Johnson was born in South Carolina in 1915 and at the tender age of four was already learning the piano. By the time he reached high school he was writing musical revues for school and church groups. Johnson moved to New York City in 1938 to establish himself as a professional musician and quickly landed a job as pianist with a traveling Cotton Club show, which played in Europe just as World War Two was breaking out.

Buddy Johnson and his Orchestra

Back in the U.S., Johnson was performing with a small combo in a Greenwich Village Club where he was noticed by a talent scout for Decca Records, which had a rich roster of African-American artists. Decca signed him up and Johnson made his first records for the label with a small combo in the fall of 1939.

By 1944 Johnson was leading a full big band. It was a boisterous, brassy unit with a rhythm dominated by a strong back beat that became increasingly heavy as the years progressed. Along with Johnson’s talent as an arranger and composer, a major factor in the band’s success was younger sister Ella. She joined big brother Buddy in New York while still a teenager and started recording with his band in 1941. She sang ballads and blues with a uniquely terse and straightforward style completely lacking in histrionics. Her singing served as a nice contrast to the shouting riffs, honking tenor saxes and hard-hitting rhythms of the band.

Ella and Buddy Johnson

Johnson built most of his arrangements on the blues.

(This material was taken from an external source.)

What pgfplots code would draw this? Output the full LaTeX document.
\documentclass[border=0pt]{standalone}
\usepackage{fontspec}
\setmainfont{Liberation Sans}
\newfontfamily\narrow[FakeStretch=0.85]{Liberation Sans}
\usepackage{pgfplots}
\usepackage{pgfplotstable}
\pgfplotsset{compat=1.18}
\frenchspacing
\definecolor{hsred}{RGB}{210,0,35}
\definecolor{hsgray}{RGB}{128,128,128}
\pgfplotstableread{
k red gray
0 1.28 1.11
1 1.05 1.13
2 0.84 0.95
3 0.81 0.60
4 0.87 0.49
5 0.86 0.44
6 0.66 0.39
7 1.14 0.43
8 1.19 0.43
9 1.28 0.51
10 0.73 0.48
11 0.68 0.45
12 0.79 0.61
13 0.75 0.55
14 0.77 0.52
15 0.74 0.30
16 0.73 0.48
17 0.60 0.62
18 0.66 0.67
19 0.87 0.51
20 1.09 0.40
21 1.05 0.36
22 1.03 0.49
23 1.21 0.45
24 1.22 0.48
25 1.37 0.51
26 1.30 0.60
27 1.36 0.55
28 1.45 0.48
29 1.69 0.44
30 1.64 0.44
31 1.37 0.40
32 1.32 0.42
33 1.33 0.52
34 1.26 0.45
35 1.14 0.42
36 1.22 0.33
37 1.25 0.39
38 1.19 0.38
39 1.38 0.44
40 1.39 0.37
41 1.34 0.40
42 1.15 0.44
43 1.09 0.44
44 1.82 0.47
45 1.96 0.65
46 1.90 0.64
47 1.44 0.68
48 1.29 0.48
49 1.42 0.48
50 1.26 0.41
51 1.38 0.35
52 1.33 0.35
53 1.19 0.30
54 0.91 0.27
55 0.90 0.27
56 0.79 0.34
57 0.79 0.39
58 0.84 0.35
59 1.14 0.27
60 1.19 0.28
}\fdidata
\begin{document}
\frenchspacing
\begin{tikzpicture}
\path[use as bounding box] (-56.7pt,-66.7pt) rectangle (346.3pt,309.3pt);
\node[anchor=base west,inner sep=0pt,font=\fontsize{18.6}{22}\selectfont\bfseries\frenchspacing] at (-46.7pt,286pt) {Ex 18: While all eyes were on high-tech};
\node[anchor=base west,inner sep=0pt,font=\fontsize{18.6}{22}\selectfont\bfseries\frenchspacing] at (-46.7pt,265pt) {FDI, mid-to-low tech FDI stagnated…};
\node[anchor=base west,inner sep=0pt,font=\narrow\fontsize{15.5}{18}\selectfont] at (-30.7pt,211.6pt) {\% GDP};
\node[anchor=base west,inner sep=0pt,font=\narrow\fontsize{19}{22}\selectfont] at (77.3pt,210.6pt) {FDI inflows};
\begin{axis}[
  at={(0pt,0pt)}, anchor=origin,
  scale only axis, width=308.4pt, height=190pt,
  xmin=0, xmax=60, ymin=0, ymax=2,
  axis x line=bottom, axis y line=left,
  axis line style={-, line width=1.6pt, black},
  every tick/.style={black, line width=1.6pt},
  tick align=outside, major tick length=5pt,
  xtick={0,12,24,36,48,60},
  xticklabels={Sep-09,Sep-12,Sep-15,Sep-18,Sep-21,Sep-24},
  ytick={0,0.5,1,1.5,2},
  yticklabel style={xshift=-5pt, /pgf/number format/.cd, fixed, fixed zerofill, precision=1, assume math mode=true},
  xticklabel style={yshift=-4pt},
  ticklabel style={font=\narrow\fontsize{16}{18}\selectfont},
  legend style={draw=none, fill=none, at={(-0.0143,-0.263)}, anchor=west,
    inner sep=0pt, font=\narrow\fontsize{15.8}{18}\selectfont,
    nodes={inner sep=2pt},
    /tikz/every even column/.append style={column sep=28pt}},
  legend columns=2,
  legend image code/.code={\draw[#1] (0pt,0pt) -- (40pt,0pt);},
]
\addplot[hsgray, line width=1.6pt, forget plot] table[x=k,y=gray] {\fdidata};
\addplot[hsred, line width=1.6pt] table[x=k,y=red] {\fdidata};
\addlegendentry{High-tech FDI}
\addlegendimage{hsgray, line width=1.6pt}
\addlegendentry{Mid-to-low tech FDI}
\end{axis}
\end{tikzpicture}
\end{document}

He said there was a touch of his home South Carolina in all of them; he always kept his music simple, understandable and danceable. That was the key to Johnson’s survival at a time when other big band leaders were throwing in the towel. Many big bands of the mid-to-late 40s, both white and black, had moved in directions that were too complex and impossible to dance to. They were creating art and concert music and not something people could move their feet to when out on a Saturday night.

Johnson might have been keeping his music simple, but it wasn’t simple-minded. His charts were rich with thick textures and harmonies with occasional traces of modern jazz. There was always enough variety to keep things interesting, even within a limited blues framework.

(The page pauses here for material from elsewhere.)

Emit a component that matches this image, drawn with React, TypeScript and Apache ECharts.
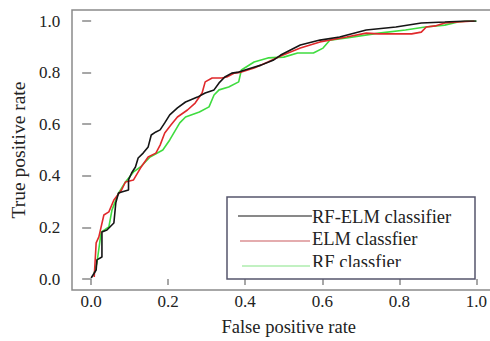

Johnson’s most famous composition is the ballad “Since I Fell for You.” Ironically, his original 1946 record of the song featuring Ella’s vocal wasn’t a big seller. It didn’t become a big pop hit until 1963 when Lenny Welch’s record of the song reached number four.

In 1954 Johnson became a part of the burgeoning rock ‘n’ roll scene when he joined legendary disc jockey Alan Freed’s tour packages in which his band served as the primary accompaniment for the show’s singing acts. He was now recording for the Mercury label and while his music wasn’t that much different from what it had been a decade earlier, the beat was much heavier, the riffs simpler and honking tenor saxophone solos dominated.

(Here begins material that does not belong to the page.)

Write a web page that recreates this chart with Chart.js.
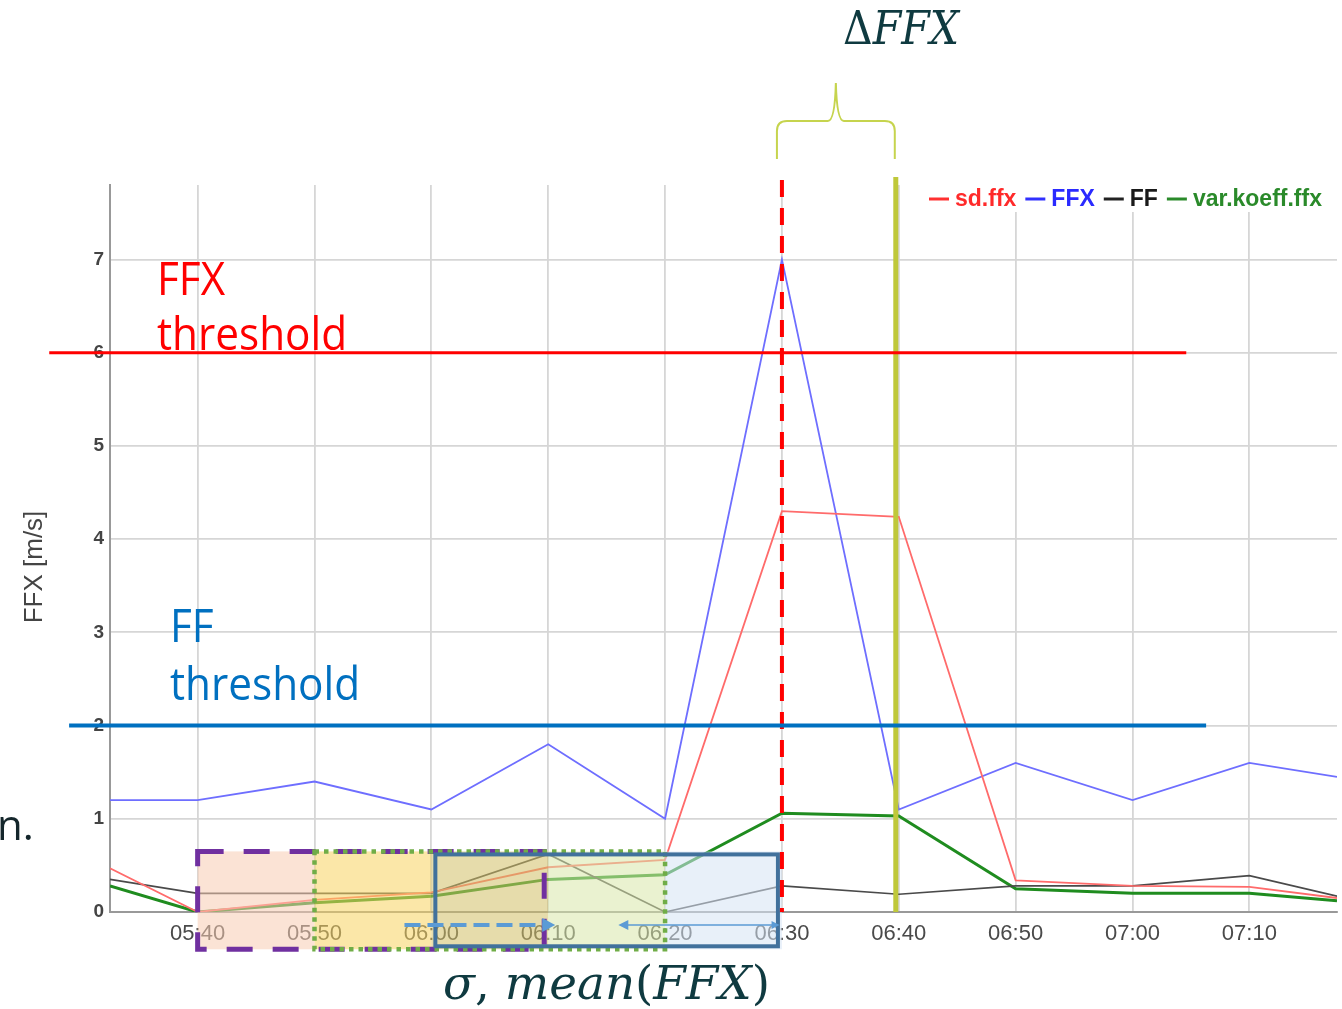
<!DOCTYPE html>
<html>
<head>
<meta charset="utf-8">
<script src="https://cdn.jsdelivr.net/npm/chart.js@4.4.1/dist/chart.umd.min.js"></script>
<style>
  html, body { margin: 0; padding: 0; background: #fff; overflow: hidden; }
  #wrap { position: relative; width: 1342px; height: 1009px; }
</style>
</head>
<body>
<div id="wrap"><canvas id="c" width="1342" height="1009"></canvas></div>
<script>
// Sample times in minutes after 05:40 (edge samples sit on the plot borders)
const minutes = [-7.5, 0, 10, 20, 30, 40, 50, 60, 70, 80, 90, 97.5];

// Series values [m/s]
const sdFfx    = [0.47, 0.00, 0.13, 0.21, 0.48, 0.56, 4.30, 4.24, 0.34, 0.28, 0.27, 0.15];
const ffx      = [1.20, 1.20, 1.40, 1.10, 1.80, 1.00, 7.00, 1.10, 1.60, 1.20, 1.60, 1.45];
const ff       = [0.35, 0.20, 0.20, 0.20, 0.62, 0.00, 0.28, 0.19, 0.28, 0.28, 0.39, 0.17];
const varKoeff = [0.28, 0.00, 0.10, 0.17, 0.35, 0.40, 1.06, 1.03, 0.25, 0.20, 0.20, 0.12];

// Axis ticks
const xTickMinutes = [0, 10, 20, 30, 40, 50, 60, 70, 80, 90];
const xTickLabels  = ['05:40', '05:50', '06:00', '06:10', '06:20', '06:30', '06:40', '06:50', '07:00', '07:10'];
const yTicks = [0, 1, 2, 3, 4, 5, 6, 7];
const xRange = [-7.5, 97.5];
const yRange = [0, 7.8];

// Thresholds (value, horizontal extent in minutes)
const ffxThreshold = 6;
const ffxThresholdSpan = [-12.7, 84.6];
const ffThreshold = 2;
const ffThresholdSpan = [-11.0, 86.3];

// Event markers
const exceedMinute = 50;   // 06:30, FFX above threshold
const deltaMinute = 60;    // 06:40, end of the delta interval

// Moving windows used for sigma / mean
const windowPurple = [0, 30];
const windowGreen  = [10, 40];
const windowBlue   = [20, 50];
const windowFills  = [
  { from: 0,  to: 10, color: 'rgba(248,204,179,0.55)' },
  { from: 10, to: 20, color: 'rgba(248,211,97,0.55)' },
  { from: 20, to: 30, color: 'rgba(209,191,102,0.55)' },
  { from: 30, to: 40, color: 'rgba(217,231,170,0.55)' },
  { from: 40, to: 50, color: 'rgba(213,228,244,0.55)' }
];
const windowTop = 0.65, windowBottom = -0.40;
const arrowLevel = -0.14;
const shiftArrow = [17.7, 30.6];
const spanArrow  = [36.0, 49.8];

const seriesColors = { sd: '#ff6b6b', ffx: '#6e6eff', ff: '#4a4a4a', vk: '#1f8c1f' };
const legendItems = [
  { text: 'sd.ffx', line: '#ff3030', color: '#ff2a2a' },
  { text: 'FFX', line: '#3030ff', color: '#2a2aff' },
  { text: 'FF', line: '#222222', color: '#1a1a1a' },
  { text: 'var.koeff.ffx', line: '#2a8a2a', color: '#2a8a2a' }
];

const pts = arr => minutes.map((m, i) => ({ x: m, y: arr[i] }));

function drawArrowHead(ctx, tipX, tipY, dir, len, half) {
  ctx.beginPath();
  ctx.moveTo(tipX, tipY);
  ctx.lineTo(tipX - dir * len, tipY - half);
  ctx.lineTo(tipX - dir * len, tipY + half);
  ctx.closePath();
  ctx.fill();
}

// Math-style label made of italic and upright pieces, fitted to a width
function drawMath(ctx, parts, x, baseline, width, size) {
  const fontFor = p => (p.it ? 'italic ' : '') + size + 'px "DejaVu Serif"';
  let total = 0;
  parts.forEach(p => { ctx.font = fontFor(p); p.w = ctx.measureText(p.t).width; total += p.w; });
  const s = width / total;
  ctx.save();
  ctx.translate(x, baseline);
  ctx.scale(s, 1);
  let cx = 0;
  parts.forEach(p => { ctx.font = fontFor(p); ctx.fillText(p.t, cx, 0); cx += p.w; });
  ctx.restore();
}

const overlay = {
  id: 'overlay',
  afterDraw(chart) {
    const ctx = chart.ctx;
    const xs = chart.scales.x, ys = chart.scales.y;
    const X = v => xs.getPixelForValue(v);
    const Y = v => ys.getPixelForValue(v);
    const area = chart.chartArea;

    // y axis title
    ctx.save();
    ctx.fillStyle = '#444';
    ctx.font = '25px "Liberation Sans"';
    ctx.translate(35, 567);
    ctx.rotate(-Math.PI / 2);
    ctx.scale(1.04, 1);
    ctx.textAlign = 'center';
    ctx.textBaseline = 'middle';
    ctx.fillText('FFX [m/s]', 0, 0);
    ctx.restore();

    // legend
    ctx.save();
    ctx.fillStyle = '#fff';
    ctx.fillRect(918, area.top, area.right - 918, 27);
    ctx.font = 'bold 23px "Liberation Sans"';
    ctx.textBaseline = 'middle';
    let lx = 929;
    const ly = 199;
    legendItems.forEach(it => {
      ctx.strokeStyle = it.line;
      ctx.lineWidth = 3;
      ctx.beginPath(); ctx.moveTo(lx, ly); ctx.lineTo(lx + 20, ly); ctx.stroke();
      lx += 26;
      ctx.fillStyle = it.color;
      ctx.fillText(it.text, lx, ly + 1);
      lx += ctx.measureText(it.text).width + 9;
    });
    ctx.restore();

    // window fills
    ctx.save();
    const wt = Y(windowTop), wb = Y(windowBottom);
    windowFills.forEach(f => {
      ctx.fillStyle = f.color;
      ctx.fillRect(X(f.from), wt, X(f.to) - X(f.from), wb - wt);
    });

    // window borders
    ctx.lineWidth = 5;
    ctx.strokeStyle = '#7030a0';
    ctx.setLineDash([26, 20]);
    ctx.strokeRect(X(windowPurple[0]), wt, X(windowPurple[1]) - 4 - X(windowPurple[0]), wb - wt);
    ctx.lineWidth = 4.5;
    ctx.strokeStyle = '#70ad47';
    ctx.setLineDash([4.5, 5]);
    ctx.strokeRect(X(windowGreen[0]), wt, X(windowGreen[1]) - X(windowGreen[0]), wb - wt);
    ctx.setLineDash([]);
    ctx.lineWidth = 4;
    ctx.strokeStyle = '#41719c';
    ctx.strokeRect(X(windowBlue[0]) + 4, wt + 3, X(windowBlue[1]) - 4 - X(windowBlue[0]) - 4, wb - wt - 6);

    // shift arrows
    const ay = Y(arrowLevel);
    ctx.strokeStyle = '#5b9bd5';
    ctx.fillStyle = '#5b9bd5';
    ctx.lineWidth = 4;
    ctx.setLineDash([16, 7]);
    ctx.beginPath(); ctx.moveTo(X(shiftArrow[0]), ay); ctx.lineTo(X(shiftArrow[1]) - 10, ay); ctx.stroke();
    ctx.setLineDash([]);
    drawArrowHead(ctx, X(shiftArrow[1]), ay, 1, 13, 7);
    ctx.lineWidth = 1.5;
    ctx.beginPath(); ctx.moveTo(X(spanArrow[0]) + 8, ay); ctx.lineTo(X(spanArrow[1]) - 6, ay); ctx.stroke();
    drawArrowHead(ctx, X(spanArrow[0]), ay, -1, 10, 5);
    drawArrowHead(ctx, X(spanArrow[1]), ay, 1, 8, 4);
    ctx.restore();

    // event markers
    ctx.save();
    ctx.strokeStyle = '#ff0000';
    ctx.lineWidth = 4;
    ctx.setLineDash([17, 11]);
    ctx.beginPath(); ctx.moveTo(X(exceedMinute), area.top - 5); ctx.lineTo(X(exceedMinute), area.bottom); ctx.stroke();
    ctx.setLineDash([]);
    ctx.strokeStyle = '#bfc83a';
    ctx.lineWidth = 5;
    ctx.beginPath(); ctx.moveTo(X(deltaMinute) - 3, area.top - 8); ctx.lineTo(X(deltaMinute) - 3, area.bottom); ctx.stroke();
    ctx.restore();

    // threshold lines
    ctx.save();
    ctx.strokeStyle = '#ff0000';
    ctx.lineWidth = 3;
    ctx.beginPath(); ctx.moveTo(X(ffxThresholdSpan[0]), Y(ffxThreshold)); ctx.lineTo(X(ffxThresholdSpan[1]), Y(ffxThreshold)); ctx.stroke();
    ctx.strokeStyle = '#0070c0';
    ctx.lineWidth = 4;
    ctx.beginPath(); ctx.moveTo(X(ffThresholdSpan[0]), Y(ffThreshold)); ctx.lineTo(X(ffThresholdSpan[1]), Y(ffThreshold)); ctx.stroke();

    // threshold labels
    ctx.font = '45px "Open Sans"';
    const sx = 190 / ctx.measureText('threshold').width;
    const lbl = (t, x, y) => { ctx.save(); ctx.translate(x, y); ctx.scale(sx, 1); ctx.fillText(t, 0, 0); ctx.restore(); };
    ctx.fillStyle = '#ff0000';
    lbl('FFX', 157, 295);
    lbl('threshold', 157, 350);
    ctx.fillStyle = '#0070c0';
    lbl('FF', 170, 642);
    lbl('threshold', 170, 700);

    // brace over the delta interval
    const L = X(exceedMinute) - 5, R = X(deltaMinute) - 4, M = (L + R) / 2;
    ctx.strokeStyle = '#c6d44e';
    ctx.lineWidth = 2;
    ctx.beginPath();
    ctx.moveTo(L, 159);
    ctx.lineTo(L, 131);
    ctx.quadraticCurveTo(L, 121, L + 10, 121);
    ctx.lineTo(M - 8, 121);
    ctx.quadraticCurveTo(M - 1, 121, M, 83);
    ctx.quadraticCurveTo(M + 1, 121, M + 8, 121);
    ctx.lineTo(R - 10, 121);
    ctx.quadraticCurveTo(R, 121, R, 131);
    ctx.lineTo(R, 159);
    ctx.stroke();

    // formula labels
    ctx.fillStyle = '#0f3a40';
    drawMath(ctx, [{ t: 'Δ', it: false }, { t: 'FFX', it: true }], 843, 44, 116, 46);
    drawMath(ctx, [{ t: 'σ', it: true }, { t: ', ', it: false }, { t: 'mean', it: true },
                   { t: '(', it: false }, { t: 'FFX', it: true }, { t: ')', it: false }], 443, 999, 327, 46);

    ctx.fillStyle = '#14262b';
    ctx.font = '42px "Open Sans"';
    ctx.fillText('n.', -3, 840);
    ctx.restore();
  }
};

Chart.defaults.font.family = '"Liberation Sans", Arial, sans-serif';

new Chart(document.getElementById('c'), {
  type: 'line',
  data: {
    datasets: [
      { label: 'sd.ffx', data: pts(sdFfx), borderColor: seriesColors.sd, borderWidth: 1.8 },
      { label: 'FFX', data: pts(ffx), borderColor: seriesColors.ffx, borderWidth: 1.8 },
      { label: 'FF', data: pts(ff), borderColor: seriesColors.ff, borderWidth: 1.6 },
      { label: 'var.koeff.ffx', data: pts(varKoeff), borderColor: seriesColors.vk, borderWidth: 3 }
    ]
  },
  options: {
    responsive: false,
    animation: false,
    devicePixelRatio: 1,
    elements: { point: { radius: 0 }, line: { tension: 0 } },
    layout: { padding: { top: 185, right: 5, left: 0, bottom: 0 } },
    plugins: { legend: { display: false }, tooltip: { enabled: false } },
    scales: {
      x: {
        type: 'linear',
        min: xRange[0], max: xRange[1],
        afterBuildTicks: s => { s.ticks = xTickMinutes.map(v => ({ value: v })); },
        afterFit: s => { s.height = 97; },
        ticks: {
          callback: v => xTickLabels[xTickMinutes.indexOf(v)],
          font: { size: 22 }, color: '#4a4a4a', padding: 9,
          maxRotation: 0, autoSkip: false
        },
        grid: { color: '#d6d6d6', lineWidth: 1.8, drawTicks: false },
        border: { color: '#999', width: 2 }
      },
      y: {
        min: yRange[0], max: yRange[1],
        afterBuildTicks: s => { s.ticks = yTicks.map(v => ({ value: v })); },
        afterFit: s => { s.width = 110; },
        ticks: { font: { size: 19, weight: 'bold' }, color: '#444', padding: 6 },
        grid: { color: '#d6d6d6', lineWidth: 1.8, drawTicks: false },
        border: { color: '#999', width: 2 }
      }
    }
  },
  plugins: [overlay]
});
</script>
</body>
</html>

Johnson’s late Mercury records, especially December 1955’s “Doot Doot Dow,” demonstrate the dead end of big band rock ‘n’ roll. Here Buddy Johnson is moving from the simple to the simple-minded. The title is just as insipid as the monotonous, childish melody. Johnson is stuck playing repetitive piano triplets while the saxophones honk away on a tiresome two-note riff. (Admittedly the record improves once the band moves past the main riff.) All those horns just aren’t needed when playing such basic music and the musicians must have been bored to tears.

Once Elvis Presley came along, big bands and even honking rhythm and blues combos were out, and stripped-down, guitar-based groups were in. Buddy Johnson gave up his orchestra in the late 50s and worked with smaller bands. He made a few more records before recording his last in 1964. After that both Buddy and his sister Ella retired from the music business and instead devoted their talents to the church. Buddy Johnson died in 1977 at the age of 62 after a long battle with cancer. Ella lived to the age of 80 and died in 2004.

Buddy Johnson’s music might be overlooked by big band fans and critics, but when it came to explosive, high energy party music, there were few bands that could match the Buddy Johnson Orchestra. No, it wasn’t deathless art, but not everything has to be. Sometimes, you just wanna’ dance.